In terms of service delivery, the strategy aims to expand genomic testing for better prediction, prevention, diagnosis and management of disease, including precision medicine approaches to optimise the selection and use of therapeutics, with clear guidance on how tests should operate within clinical pathways and accelerated uptake of ‘affordable, efficient and innovative’ genomic technologies. It also highlights  the need to maintain a clear picture of emerging new technologies and the gaps or needs they could address, but also to generate evidence of utility and undertake robust evaluation of the broad implications of incorporating them into practice.

Powering prevention

Prospects for population health applications of genomics are emphasised in the new strategy, referring to the capacity for genomic medicine to empower individuals and family members to understand disease risk and ‘to access interventions to either prevent the development of conditions, treat the condition, or manage their individual risk to prevent more serious health impacts’. Exploration of the role of community diagnostic centres in partnership with the NHS GMS is cited as one area where preventative opportunities may arise, initially looking at inherited disease testing. Ultimately, of course, there may also be opportunities for more general forms of personalised prevention, such as integrating genomic testing with screening.

Onwards and upwards: data, research and innovation

The links between research and clinical care in genomics are clearly recognised by the strategy, which calls for an ‘interoperable informatic and data infrastructure’ to share genomic and other health data to improve immediate patient care and also ‘drive health improvements for individuals and populations’, ie. inform research. Genomics may well prove to be the leading example for how the traditional boundaries between research and practice need to change to enable innovation.
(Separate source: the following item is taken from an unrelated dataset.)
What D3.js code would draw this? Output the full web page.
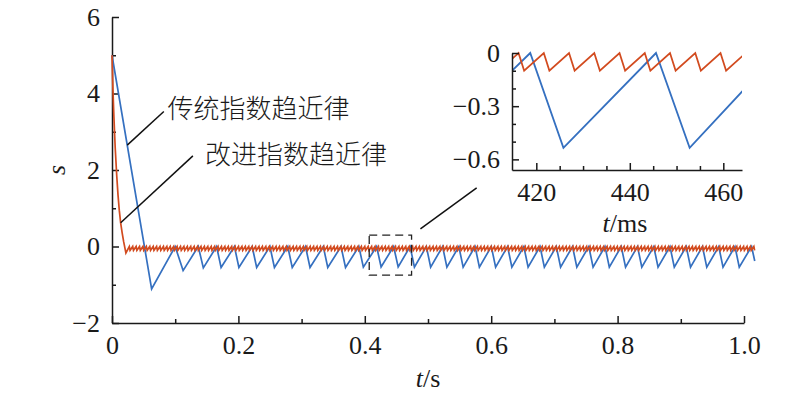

A planned new NHS Genomics Data and Digital Board will oversee delivery of efficient, interoperable data infrastructure, standards and informatics implementation plan, in partnership with key organisations such as Genomics England. There is also a firm emphasis on developing national and international collaborations and partnerships within the document, and Amanda Pritchard was clear in her speech to the first NHS Genomic Healthcare Summit that this included commercial partnerships, with an eye to generating wealth as well as health for the country.

As concerns over some forms of commercial exploitation are typically foremost among public hesitation about genomic and health data sharing, co-creation approaches will need to tackle this head on – but transparency about these ambitions is helpful here, as are commitments to ‘enable patients to make informed choices regarding the use of their data for research and innovation’. There are also plans to align with clinical trials and other life sciences research initiatives to underpin the development of novel tests and treatments, and to generate new evidence for adoption and improvements in health and care – presumably including NHS pilots such as the current NHS Galleri Trial.

Promising directions

Accelerating genomic medicine in the NHS strikes a proper balance between long-term ambition and short-term actions needed to progress towards these goals. Overall, the new strategy seems set to enact the PHG Foundation’s historic calls for action to support the effective sharing and use of genomic data; embed genomics in mainstream medical systems and practice; accelerate access to innovations for more personalised treatment and care; and place patients at the centre of developments to build trust and trustworthiness in genomics services. Recent consultation responses and reports have made more detailed recommendations for efforts to make the most of genomics for more precise and personalised individual and population health.

As with any policy plan, the real test will be in delivery of the aims and activities set out in the strategy – no trivial undertaking, and at a time of significant operational challenge across the health system. However, there can be no question that a considered and appropriate blueprint for success is now firmly in place, and is to be warmly welcomed.